Looking towards a ‘Cyberinfrastructure for Knowledge Sharing’
August 21st, 2007 by Kaitlin Thaney
In the latest issue of CTWatch Quarterly, Science Commons’ John Wilbanks joins the ranks in writing about the future of scholarly communication as it relates to cyberinfrastucture. His article “Cyberinfrastructure For Knowledge Sharing” explores the reasons behind the inefficiencies in knowledge sharing, and what role Science Commons’ efforts play in this debate.

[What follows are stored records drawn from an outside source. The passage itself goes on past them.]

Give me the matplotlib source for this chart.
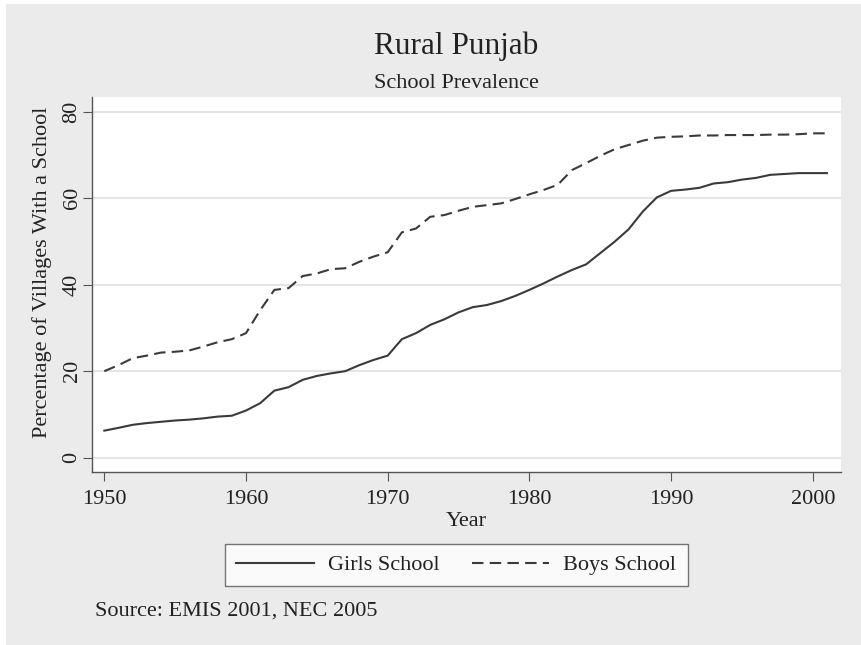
import matplotlib.pyplot as plt
from matplotlib.patches import Rectangle

# values
years = list(range(1950, 2002))
girls_school = [
    6.25, 6.9, 7.6, 8.0, 8.3, 8.6, 8.8, 9.1, 9.5, 9.7,
    10.9, 12.6, 15.5, 16.3, 18.0, 18.9, 19.5, 20.0, 21.4, 22.6,
    23.6, 27.4, 28.8, 30.7, 32.0, 33.6, 34.8, 35.3, 36.2, 37.4,
    38.8, 40.3, 41.9, 43.4, 44.7, 47.3, 49.9, 52.8, 56.9, 60.2,
    61.7, 62.0, 62.4, 63.4, 63.7, 64.3, 64.7, 65.4, 65.6, 65.8,
    65.8, 65.8,
]
boys_school = [
    20.0, 21.4, 23.0, 23.6, 24.3, 24.5, 24.8, 25.7, 26.7, 27.4,
    28.8, 34.1, 38.8, 39.2, 42.0, 42.6, 43.6, 43.8, 45.3, 46.5,
    47.5, 52.1, 53.0, 55.7, 56.1, 57.1, 58.0, 58.4, 58.8, 59.8,
    60.9, 61.9, 63.1, 66.5, 68.1, 69.8, 71.3, 72.3, 73.3, 74.0,
    74.2, 74.3, 74.5, 74.5, 74.6, 74.6, 74.6, 74.7, 74.7, 74.8,
    75.0, 75.0,
]
x_ticks = [1950, 1960, 1970, 1980, 1990, 2000]
y_ticks = [0, 20, 40, 60, 80]

line_col = "#3a3a3a"
bg_col = "#eaebea"

plt.rcParams["font.family"] = ["Liberation Serif", "DejaVu Serif"]
plt.rcParams["font.size"] = 16

fig = plt.figure(figsize=(8.62, 6.45), dpi=100, facecolor="white")
# gray graph region (thin white strip on the left and top)
fig.patches.append(Rectangle((6 / 862, 0), 1, 1 - 4 / 645, transform=fig.transFigure,
                             facecolor=bg_col, edgecolor="none", zorder=-10))

ax = fig.add_axes([91.7 / 862, 1 - 472 / 645, 749 / 862, 375 / 645])
ax.set_facecolor("white")

ax.plot(years, girls_school, color=line_col, lw=1.5, label="Girls School")
ax.plot(years, boys_school, color=line_col, lw=1.5, linestyle=(0, (5.5, 3)),
        label="Boys School")

ax.set_xlim(1949.11, 2001.97)
ax.set_ylim(-3.31, 83.4)
ax.set_xticks(x_ticks)
ax.set_yticks(y_ticks)
ax.grid(axis="y", color="#e4e5e4", lw=1.5)
ax.set_axisbelow(True)

for side in ["top", "right"]:
    ax.spines[side].set_visible(False)
for side in ["left", "bottom"]:
    ax.spines[side].set_color("#555555")
    ax.spines[side].set_linewidth(1.0)

ax.tick_params(axis="both", direction="out", length=6.8, width=0.8, color="#555555",
               labelsize=16, labelcolor="#222222")
ax.tick_params(axis="x", pad=6.5)
ax.tick_params(axis="y", pad=0.5, labelrotation=90)
for lbl in ax.get_yticklabels():
    lbl.set_va("center")

ax.set_ylabel("Percentage of Villages With a School", fontsize=16, color="#222222",
              va="center")
ax.yaxis.set_label_coords((42 - 91.7) / 749, (472 - 272.5) / 375)
ax.set_xlabel("Year", fontsize=16, color="#222222", va="baseline")
ax.xaxis.set_label_coords(0.5, (472 - 526) / 375)

fig.text(456 / 862, 1 - 54 / 645, "Rural Punjab", ha="center", va="baseline",
         fontsize=22.5, color="#222222")
fig.text(456 / 862, 1 - 88 / 645, "School Prevalence", ha="center", va="baseline",
         fontsize=16, color="#222222")
fig.text(95 / 862, 1 - 616 / 645, "Source: EMIS 2001, NEC 2005", ha="left",
         va="baseline", fontsize=16, color="#222222")

leg = fig.legend(loc="center", bbox_to_anchor=(456.4 / 862, 1 - 565 / 645), ncol=2,
                 handlelength=3.5, handletextpad=0.63, columnspacing=1.44,
                 borderpad=0.5, fancybox=False, frameon=True, fontsize=16)
leg.get_frame().set_edgecolor("#555555")
leg.get_frame().set_linewidth(1.0)
leg.get_frame().set_facecolor("white")
for t in leg.get_texts():
    t.set_color("#222222")

fig.savefig("out.png", dpi=100, facecolor=fig.get_facecolor())
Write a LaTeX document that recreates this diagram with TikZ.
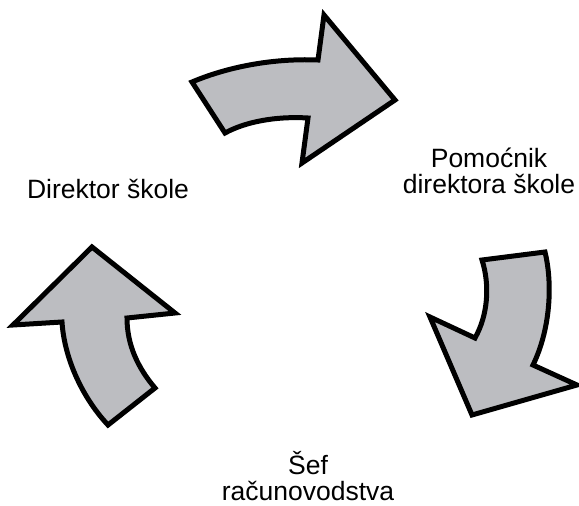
\documentclass[tikz,border=0pt]{standalone}
\usepackage{fontspec}
\setmainfont{Liberation Sans}
\definecolor{arrowgray}{RGB}{188,189,193}
\begin{document}
\begin{tikzpicture}[x=1pt,y=-1pt,
  bigarrow/.style={fill=arrowgray,draw=black,line width=5pt,line join=miter},
  lbl/.style={font=\fontsize{26.5}{26}\selectfont,align=center,inner sep=0pt}]
\useasboundingbox (0,0) rectangle (579,506);
% top arrow
\draw[bigarrow] (192,82) .. controls (225,68) and (270,58) .. (318,60)
  -- (324,15) -- (395,100) -- (302,163) -- (308,118)
  .. controls (275,116) and (245,122) .. (225,133) -- cycle;
% right arrow
\draw[bigarrow] (482,260) -- (545,252)
  .. controls (553,285) and (550,330) .. (533,365)
  -- (577,385) -- (472,415) -- (430,317) -- (475,338)
  .. controls (488,315) and (490,285) .. (482,260) -- cycle;
% left arrow
\draw[bigarrow] (92,247) -- (175,313) -- (127,318)
  .. controls (127,345) and (138,368) .. (155,388)
  -- (108,425)
  .. controls (80,395) and (64,355) .. (62,322)
  -- (13,325) -- cycle;
\node[lbl,anchor=base] (dir) at (108,198) {Direktor škole};
\node[lbl,anchor=base] (pom) at (489,193) {Pomoćnik\\direktora škole};
\node[lbl,anchor=base] (sef) at (308,500) {Šef\\računovodstva};
\end{tikzpicture}
\end{document}
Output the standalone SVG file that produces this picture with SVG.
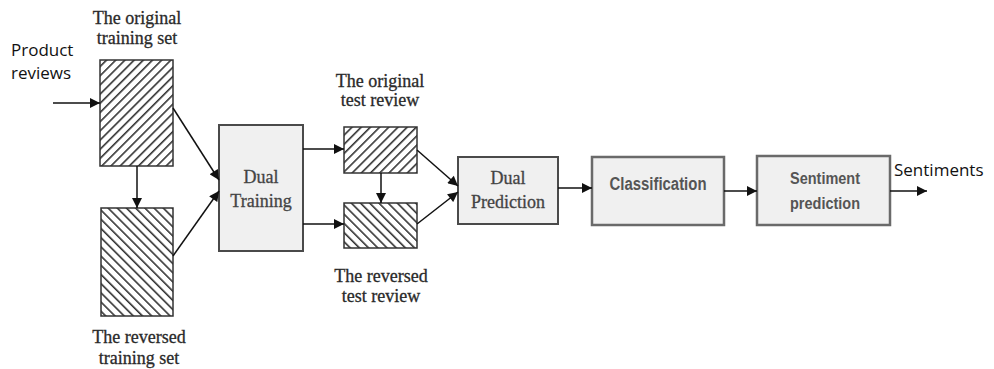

The issue, “The Coming Revolution in Scholarly Communication & Cyberinfrastructure” was guest edited by Lee Dirks and Tony Hey of Microsoft Corporation. From the “Introduction”, coauthored by Dirks and Hey:
“In John Wilbanks’ piece, “Cyberinfrastructure for Knowledge Sharing,” we see an intriguing outline of the many painful issues currently faced in achieving true scientific research in our current information environment. The core thesis behind Wilbanks’ article is that “…we aren’t sharing knowledge as efficiently as we could be” — meaning that even though the potential is there, we are not yet realizing the full potential presented to us by cyberinfrastructure. The content is there, the data is there, but the entire system and network is not yet fully “wired” and functioning for optimal efficiency. Indeed, Wilbanks posits, we’re not even close. To address this opportunity space, [Science] Commons was created to overcome hurdles related to (1) access to literature, (2) access to experimental materials, and (3) to encourage data sharing. Wilbanks describes some projects currently underway (e.g., Neurocommons), but also charges the community to address the challenge and make the most of the tools around them to push forward faster.”